Exactly reproduce the lines of the listing below from the one containing "Reproduce this chart with Plotly.js." through the one containing "const noteValues = [23.45, 21.98];". Skip the images.

> Entries:
* START *

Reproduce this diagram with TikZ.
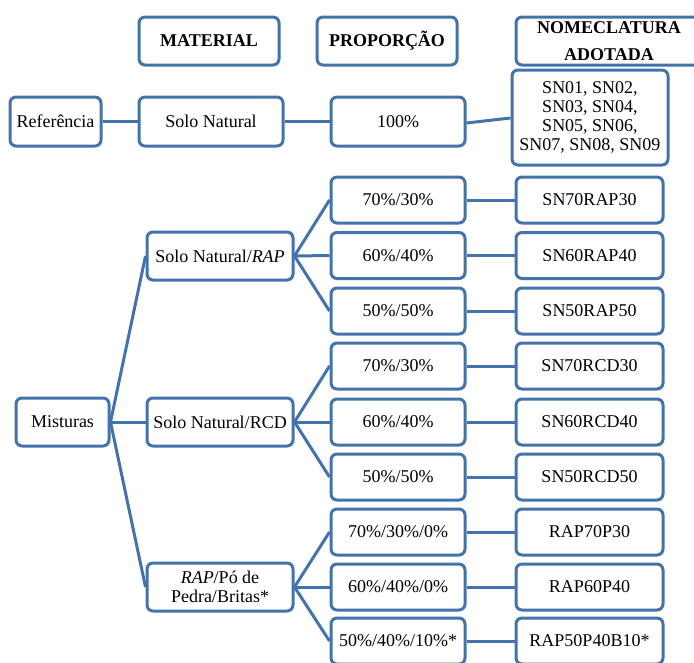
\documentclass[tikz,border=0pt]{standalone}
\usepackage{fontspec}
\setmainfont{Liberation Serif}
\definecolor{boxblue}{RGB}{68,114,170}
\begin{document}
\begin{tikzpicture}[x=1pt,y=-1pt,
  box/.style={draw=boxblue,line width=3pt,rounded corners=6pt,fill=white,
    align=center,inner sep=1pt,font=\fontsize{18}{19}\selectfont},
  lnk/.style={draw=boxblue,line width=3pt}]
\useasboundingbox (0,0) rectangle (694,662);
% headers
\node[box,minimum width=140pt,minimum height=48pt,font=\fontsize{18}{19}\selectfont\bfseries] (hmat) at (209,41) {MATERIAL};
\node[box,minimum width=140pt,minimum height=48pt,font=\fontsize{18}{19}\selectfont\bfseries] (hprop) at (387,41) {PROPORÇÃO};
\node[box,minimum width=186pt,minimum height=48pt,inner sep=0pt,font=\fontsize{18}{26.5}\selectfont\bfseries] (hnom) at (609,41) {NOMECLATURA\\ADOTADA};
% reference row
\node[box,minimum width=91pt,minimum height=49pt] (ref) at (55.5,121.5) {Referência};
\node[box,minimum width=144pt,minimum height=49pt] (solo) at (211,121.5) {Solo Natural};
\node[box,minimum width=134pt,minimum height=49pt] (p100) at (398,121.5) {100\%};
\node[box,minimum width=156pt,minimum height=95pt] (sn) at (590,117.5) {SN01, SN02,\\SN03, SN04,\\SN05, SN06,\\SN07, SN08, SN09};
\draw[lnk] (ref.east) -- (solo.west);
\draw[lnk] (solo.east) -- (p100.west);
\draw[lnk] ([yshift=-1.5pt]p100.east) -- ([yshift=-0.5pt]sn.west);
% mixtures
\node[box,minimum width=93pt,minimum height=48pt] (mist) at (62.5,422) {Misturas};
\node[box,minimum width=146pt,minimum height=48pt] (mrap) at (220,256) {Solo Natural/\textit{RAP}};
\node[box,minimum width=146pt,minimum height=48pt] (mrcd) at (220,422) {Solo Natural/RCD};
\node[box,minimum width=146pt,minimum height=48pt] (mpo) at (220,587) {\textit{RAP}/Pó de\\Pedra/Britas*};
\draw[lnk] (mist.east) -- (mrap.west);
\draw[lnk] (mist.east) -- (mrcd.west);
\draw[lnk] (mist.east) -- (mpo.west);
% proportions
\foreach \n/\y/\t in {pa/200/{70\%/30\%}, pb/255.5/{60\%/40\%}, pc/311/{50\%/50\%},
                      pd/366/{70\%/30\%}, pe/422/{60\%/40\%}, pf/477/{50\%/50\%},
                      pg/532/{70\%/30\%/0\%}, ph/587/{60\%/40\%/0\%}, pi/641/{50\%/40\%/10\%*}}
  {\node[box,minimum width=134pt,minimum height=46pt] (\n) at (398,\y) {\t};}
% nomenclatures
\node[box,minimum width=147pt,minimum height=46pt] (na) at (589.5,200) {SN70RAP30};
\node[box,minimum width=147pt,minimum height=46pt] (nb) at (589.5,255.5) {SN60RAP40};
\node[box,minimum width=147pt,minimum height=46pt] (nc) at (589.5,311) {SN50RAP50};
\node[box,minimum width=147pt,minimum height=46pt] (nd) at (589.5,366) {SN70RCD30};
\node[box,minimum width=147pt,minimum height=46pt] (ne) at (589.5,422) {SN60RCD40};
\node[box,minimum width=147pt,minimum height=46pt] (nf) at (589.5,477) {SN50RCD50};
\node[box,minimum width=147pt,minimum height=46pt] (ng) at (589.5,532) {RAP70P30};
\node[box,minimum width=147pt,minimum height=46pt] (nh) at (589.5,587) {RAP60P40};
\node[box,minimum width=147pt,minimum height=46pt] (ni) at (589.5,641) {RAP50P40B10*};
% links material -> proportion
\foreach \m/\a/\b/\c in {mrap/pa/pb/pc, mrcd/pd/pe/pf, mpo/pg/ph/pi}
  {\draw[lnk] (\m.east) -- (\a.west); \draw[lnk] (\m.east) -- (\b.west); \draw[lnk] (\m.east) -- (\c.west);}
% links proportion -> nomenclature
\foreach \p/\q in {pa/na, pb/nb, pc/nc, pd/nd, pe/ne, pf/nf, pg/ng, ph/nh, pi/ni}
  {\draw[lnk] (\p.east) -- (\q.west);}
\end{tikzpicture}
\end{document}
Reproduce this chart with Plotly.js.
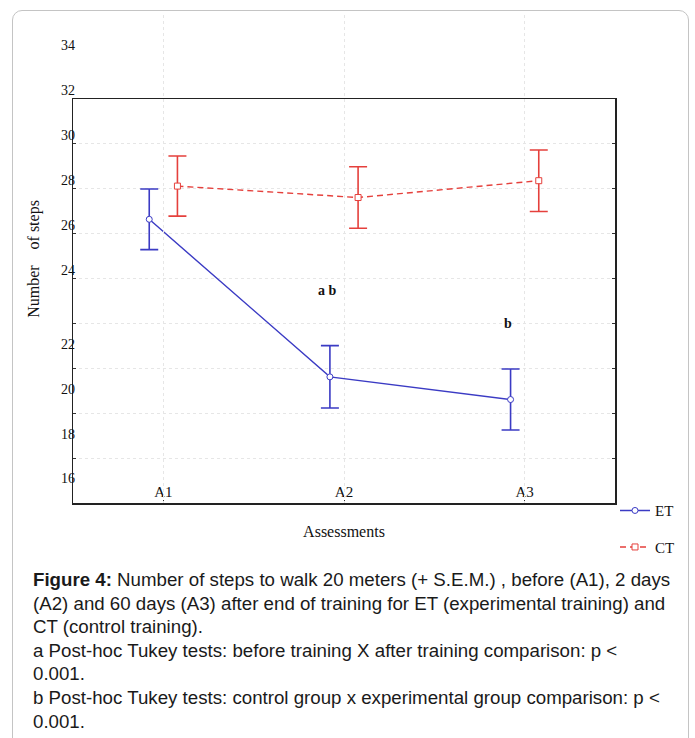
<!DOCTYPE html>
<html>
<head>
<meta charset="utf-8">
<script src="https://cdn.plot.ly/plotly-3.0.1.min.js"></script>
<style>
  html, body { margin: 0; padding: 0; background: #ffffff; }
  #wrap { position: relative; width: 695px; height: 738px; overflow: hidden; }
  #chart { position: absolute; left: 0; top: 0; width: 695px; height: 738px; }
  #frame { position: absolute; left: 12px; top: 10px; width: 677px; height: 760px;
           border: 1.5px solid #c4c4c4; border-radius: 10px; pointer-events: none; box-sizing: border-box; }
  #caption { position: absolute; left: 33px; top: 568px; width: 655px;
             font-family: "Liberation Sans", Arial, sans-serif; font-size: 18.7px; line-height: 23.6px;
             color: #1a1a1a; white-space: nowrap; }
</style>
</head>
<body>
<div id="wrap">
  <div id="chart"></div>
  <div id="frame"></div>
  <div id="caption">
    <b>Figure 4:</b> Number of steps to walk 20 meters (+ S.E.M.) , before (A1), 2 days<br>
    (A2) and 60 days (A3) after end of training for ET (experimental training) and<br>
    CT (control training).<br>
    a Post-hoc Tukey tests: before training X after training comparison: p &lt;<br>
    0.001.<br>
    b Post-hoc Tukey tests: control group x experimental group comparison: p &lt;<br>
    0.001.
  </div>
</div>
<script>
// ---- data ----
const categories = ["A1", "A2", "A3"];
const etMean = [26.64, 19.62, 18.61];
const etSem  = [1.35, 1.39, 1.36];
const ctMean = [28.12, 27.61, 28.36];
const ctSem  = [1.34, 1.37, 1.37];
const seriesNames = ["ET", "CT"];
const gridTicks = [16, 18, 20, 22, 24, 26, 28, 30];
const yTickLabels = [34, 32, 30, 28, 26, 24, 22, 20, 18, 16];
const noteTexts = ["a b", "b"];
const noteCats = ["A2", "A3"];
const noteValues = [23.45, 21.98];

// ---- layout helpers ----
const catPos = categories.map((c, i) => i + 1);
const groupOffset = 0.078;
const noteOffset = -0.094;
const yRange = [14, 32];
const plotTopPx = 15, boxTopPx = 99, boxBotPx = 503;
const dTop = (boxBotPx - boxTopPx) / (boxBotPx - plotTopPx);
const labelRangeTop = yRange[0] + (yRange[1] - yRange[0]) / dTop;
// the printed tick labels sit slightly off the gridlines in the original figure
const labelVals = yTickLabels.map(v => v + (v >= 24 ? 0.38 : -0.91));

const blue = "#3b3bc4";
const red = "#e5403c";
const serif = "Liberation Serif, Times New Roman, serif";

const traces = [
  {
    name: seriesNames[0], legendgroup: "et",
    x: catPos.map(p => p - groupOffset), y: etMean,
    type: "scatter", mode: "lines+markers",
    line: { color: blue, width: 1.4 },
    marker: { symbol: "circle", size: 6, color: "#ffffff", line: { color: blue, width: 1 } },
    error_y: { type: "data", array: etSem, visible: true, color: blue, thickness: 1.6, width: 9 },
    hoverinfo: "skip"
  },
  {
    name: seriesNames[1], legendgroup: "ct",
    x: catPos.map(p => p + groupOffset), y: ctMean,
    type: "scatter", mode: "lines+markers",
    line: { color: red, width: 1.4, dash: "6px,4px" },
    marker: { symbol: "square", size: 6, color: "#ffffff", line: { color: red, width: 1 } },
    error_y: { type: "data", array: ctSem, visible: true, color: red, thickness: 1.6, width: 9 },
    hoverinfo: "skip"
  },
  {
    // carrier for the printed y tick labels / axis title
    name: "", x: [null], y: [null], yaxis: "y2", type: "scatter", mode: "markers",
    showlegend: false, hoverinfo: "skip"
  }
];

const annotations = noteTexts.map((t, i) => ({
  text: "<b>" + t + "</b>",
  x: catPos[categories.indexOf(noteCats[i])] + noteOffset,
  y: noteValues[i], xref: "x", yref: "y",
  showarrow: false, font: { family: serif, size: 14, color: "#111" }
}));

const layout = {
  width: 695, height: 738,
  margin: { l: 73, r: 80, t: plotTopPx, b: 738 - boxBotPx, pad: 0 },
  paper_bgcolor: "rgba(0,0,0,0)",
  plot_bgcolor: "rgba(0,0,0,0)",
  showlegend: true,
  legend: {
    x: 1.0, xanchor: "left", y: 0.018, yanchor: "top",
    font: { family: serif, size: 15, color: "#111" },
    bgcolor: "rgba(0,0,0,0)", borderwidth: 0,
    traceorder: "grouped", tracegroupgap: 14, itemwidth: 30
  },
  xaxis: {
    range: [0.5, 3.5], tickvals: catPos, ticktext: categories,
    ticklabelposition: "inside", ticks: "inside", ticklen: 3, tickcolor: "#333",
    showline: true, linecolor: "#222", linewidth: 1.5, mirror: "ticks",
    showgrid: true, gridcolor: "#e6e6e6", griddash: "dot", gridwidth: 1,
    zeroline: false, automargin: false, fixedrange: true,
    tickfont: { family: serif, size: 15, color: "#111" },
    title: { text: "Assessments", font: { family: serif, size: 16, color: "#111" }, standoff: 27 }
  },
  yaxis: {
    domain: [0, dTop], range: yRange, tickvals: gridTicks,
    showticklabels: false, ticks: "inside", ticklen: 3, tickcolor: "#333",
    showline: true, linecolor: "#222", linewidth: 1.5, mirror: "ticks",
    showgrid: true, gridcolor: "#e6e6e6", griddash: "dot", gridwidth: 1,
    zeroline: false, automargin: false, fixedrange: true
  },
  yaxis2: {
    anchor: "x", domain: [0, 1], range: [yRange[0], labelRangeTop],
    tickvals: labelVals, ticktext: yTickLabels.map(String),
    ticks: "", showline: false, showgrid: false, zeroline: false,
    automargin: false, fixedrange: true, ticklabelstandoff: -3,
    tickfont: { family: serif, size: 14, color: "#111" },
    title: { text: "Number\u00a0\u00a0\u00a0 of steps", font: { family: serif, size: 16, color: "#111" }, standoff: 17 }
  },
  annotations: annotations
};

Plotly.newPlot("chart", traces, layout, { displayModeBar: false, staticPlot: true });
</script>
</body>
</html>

* END *

> Response to the task:
Reproduce this chart with Plotly.js.
<!DOCTYPE html>
<html>
<head>
<meta charset="utf-8">
<script src="https://cdn.plot.ly/plotly-3.0.1.min.js"></script>
<style>
  html, body { margin: 0; padding: 0; background: #ffffff; }
  #wrap { position: relative; width: 695px; height: 738px; overflow: hidden; }
  #chart { position: absolute; left: 0; top: 0; width: 695px; height: 738px; }
  #frame { position: absolute; left: 12px; top: 10px; width: 677px; height: 760px;
           border: 1.5px solid #c4c4c4; border-radius: 10px; pointer-events: none; box-sizing: border-box; }
  #caption { position: absolute; left: 33px; top: 568px; width: 655px;
             font-family: "Liberation Sans", Arial, sans-serif; font-size: 18.7px; line-height: 23.6px;
             color: #1a1a1a; white-space: nowrap; }
</style>
</head>
<body>
<div id="wrap">
  <div id="chart"></div>
  <div id="frame"></div>
  <div id="caption">
    <b>Figure 4:</b> Number of steps to walk 20 meters (+ S.E.M.) , before (A1), 2 days<br>
    (A2) and 60 days (A3) after end of training for ET (experimental training) and<br>
    CT (control training).<br>
    a Post-hoc Tukey tests: before training X after training comparison: p &lt;<br>
    0.001.<br>
    b Post-hoc Tukey tests: control group x experimental group comparison: p &lt;<br>
    0.001.
  </div>
</div>
<script>
// ---- data ----
const categories = ["A1", "A2", "A3"];
const etMean = [26.64, 19.62, 18.61];
const etSem  = [1.35, 1.39, 1.36];
const ctMean = [28.12, 27.61, 28.36];
const ctSem  = [1.34, 1.37, 1.37];
const seriesNames = ["ET", "CT"];
const gridTicks = [16, 18, 20, 22, 24, 26, 28, 30];
const yTickLabels = [34, 32, 30, 28, 26, 24, 22, 20, 18, 16];
const noteTexts = ["a b", "b"];
const noteCats = ["A2", "A3"];
const noteValues = [23.45, 21.98];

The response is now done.